This weekly column offers opinions on the latest pharmaceutical industry news.
With a theatrical flair, Martin Shkreli, the poster boy for sky-high drug prices, once again captured the public imagination as he appeared last week before a congressional committee. The former hedge fund manager smirked his way through the hearing, where he asserted his Fifth Amendment right not to answer questions. And he later tweeted that the committee members were “imbeciles.”
Of course, executives at other drug makers — big and small — don’t behave this way. And that is something that the rest of the industry is struggling to emphasize. At a recent health care conference, Merck chief executive Ken Frazier appeared onstage shortly after Shkreli and insisted that “he is not us.” The pharmaceutical industry, Frazier explained, invests in research, develops innovative medicines, and seeks to find cures. Shkreli, he insisted, is an aberration who exists to exploit pricing in order to make a quick buck.
But while Shkreli and the rest of the pharmaceutical industry are, indeed, a study in contrasts, the differences may be lost on the American public.
Like it or not, this is a problem for every drug maker. And there’s a simple reason — prices for many medicines are rising.
Of about 3,000 brand-name medicines, prices more than doubled for 60 products, and at least quadrupled for 20 of those, since December 2014, according to Bloomberg News. The analysis also found that the cost of many drugs rose at annual rates of more than 10 percent.

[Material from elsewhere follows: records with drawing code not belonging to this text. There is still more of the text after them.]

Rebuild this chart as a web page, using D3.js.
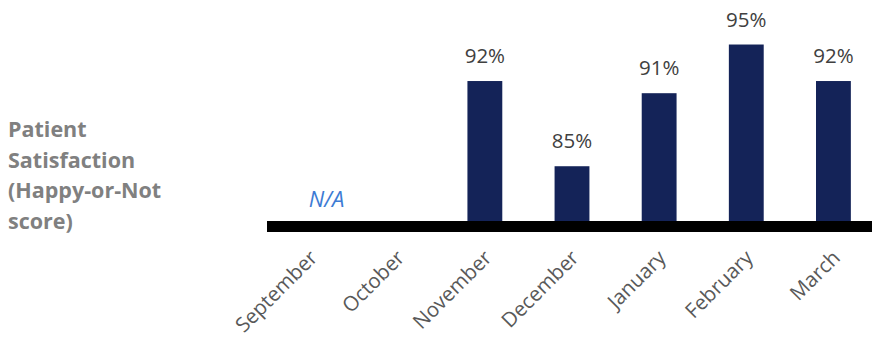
<!DOCTYPE html>
<html>
<head>
<meta charset="utf-8">
<script src="https://cdn.jsdelivr.net/npm/d3@7"></script>
<style>
  html, body { margin: 0; padding: 0; background: #fff; }
  svg { display: block; font-family: "Open Sans", sans-serif; }
</style>
</head>
<body>
<svg id="chart" width="872" height="337"></svg>
<script>
// ---------- data ----------
const months = ["September", "October", "November", "December", "January", "February", "March"];
const scores = [null, null, 0.92, 0.85, 0.91, 0.95, 0.92];
const titleLines = ["Patient", "Satisfaction", "(Happy-or-Not", "score)"];
const naLabel = "N/A";

const svg = d3.select("#chart");

// ---------- scales ----------
const x = d3.scaleBand().domain(months).range([267, 877]).paddingInner(0.6).paddingOuter(0.3);
const y = d3.scaleLinear().domain([0.805, 0.98]).range([221, 8]);
const pct = d3.format(".0%");

const rows = months.map((m, i) => ({ month: m, value: scores[i] }));
const withVal = rows.filter(d => d.value != null);

// ---------- title ----------
svg.append("text")
  .attr("fill", "#808080")
  .attr("font-size", 21.5)
  .attr("font-weight", "bold")
  .selectAll("tspan").data(titleLines).join("tspan")
  .attr("x", 8)
  .attr("y", (d, i) => 137 + i * 30.5)
  .text(d => d);

// ---------- bars ----------
svg.append("g").selectAll("rect").data(withVal).join("rect")
  .attr("x", d => x(d.month))
  .attr("width", x.bandwidth())
  .attr("y", d => y(d.value))
  .attr("height", d => y.range()[0] - y(d.value))
  .attr("fill", "#142358");

svg.append("g").selectAll("text").data(withVal).join("text")
  .attr("x", d => x(d.month) + x.bandwidth() / 2)
  .attr("y", d => y(d.value) - 18)
  .attr("text-anchor", "middle")
  .attr("font-size", 20.5)
  .attr("fill", "#404040")
  .text(d => pct(d.value));

// N/A note for months with no data
const first = rows.find(d => d.value == null);
svg.append("text")
  .attr("x", x(first.month) + x.bandwidth() / 2 + 16)
  .attr("y", 207)
  .attr("text-anchor", "middle")
  .attr("font-size", 22)
  .attr("font-style", "italic")
  .attr("fill", "#3d7bd4")
  .text(naLabel);

// ---------- axis ----------
const axisG = svg.append("g");
axisG.append("line")
  .attr("x1", x.range()[0]).attr("x2", x.range()[1])
  .attr("y1", 226.5).attr("y2", 226.5)
  .attr("stroke", "#000").attr("stroke-width", 11);

axisG.selectAll("text").data(months).join("text")
  .attr("text-anchor", "end")
  .attr("font-size", 20.5)
  .attr("fill", "#595959")
  .attr("transform", d => `translate(${x(d) + x.bandwidth() / 2 + 8},259) rotate(-45)`)
  .text(d => d);
</script>
</body>
</html>
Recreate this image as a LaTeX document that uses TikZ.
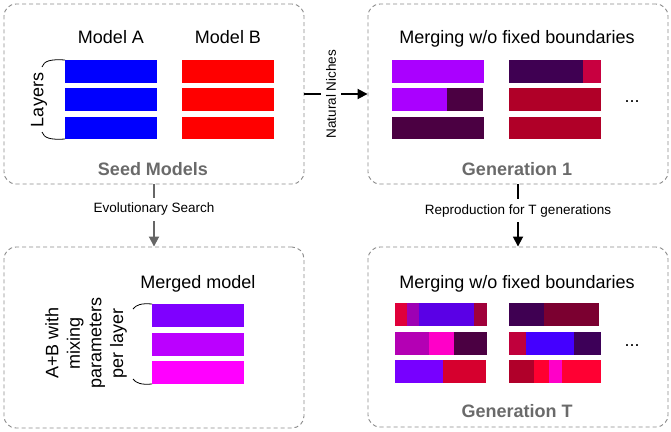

“This is why most people don’t differentiate between Shkreli and other companies. And that’s the elephant in the room,” said Paul Argenti, a professor at the Tuck School of Business at Dartmouth College, who studies corporate reputation. “It’s not enough to say that he’s worse when your own prices and profits are going up. That argument isn’t working. Most people lump them together.”
And blaming a few outliers, such as Valeant Pharmaceuticals, which has been skewered for buying medicines and jacking up the prices by hundreds of percentage points, fails to tell the whole story.
More than a decade ago, seniors began packing into buses to buy their medicines in Canada. Oncologists have openly railed about the prices charged for new treatments. More recently, some state Medicaid agencies placed restrictions on patient access to expensive hepatitis C treatments in order to protect their budgets.
Indeed, the pricing dilemma really took off two years ago when Gilead Sciences, an established biotech and a Wall Street darling, began charging $1,000 a pill for its Sovaldi hepatitis C treatment. Since then, hepatitis C drugs have been a flashpoint in the debate over the cost of medicines.
The reality is that price hikes are pervasive and the entire pharmaceutical industry shares responsibility for its poor reputation. And the problem is not going to go away with a few speeches, television ads, or programs to provide patients with discount medicines — not while there is virtually no transparency in pricing.
“The industry needs to convince people that the money they make goes into innovation,” said Michael Barnett, a Rutgers Business School professor who specializes in stakeholder management. “But that’s also the party line they’ve been telling for a while.”
Indeed, drug makers may find it difficult to argue that rising prices fuel the profits needed for R&D. A recent study by Deloitte and GlobalData found that big drug makers are “more likely to return cash generated to shareholders via a combination of dividends and share buybacks than they are to invest in company acquisitions, product licenses and internal R&D.”
In doing so, companies hope to fulfill their fiduciary responsibility to stockholders. Ironically, pleasing shareholders is the same rationale that Shkreli repeatedly used to explain why he raised the price of a Turing Pharmaceuticals drug by 5,000 percent.
One industry veteran, John LaMattina, a former head of R&D at Pfizer, argued that many big drug makers are trying to preserve the level of their R&D investments, despite shareholders’ demands for them to prop up stock prices. But he also noted there is sufficient blame to go around for the pricing controversy.
“The public isn’t sophisticated enough to distinguish between a Shkreli and a Frazier. They just see a pharmaceutical CEO and price gouging,” he said. “But it’s also true that all these price increases we’ve seen are pretty damning in their own right.”
Shkreli may be a convenient whipping boy, but the controversy over high prices began simmering long before he targeted pharmaceuticals as a pot of gold. At some point, drug makers may have to acknowledge that they have more in common with Shkreli than they care to admit.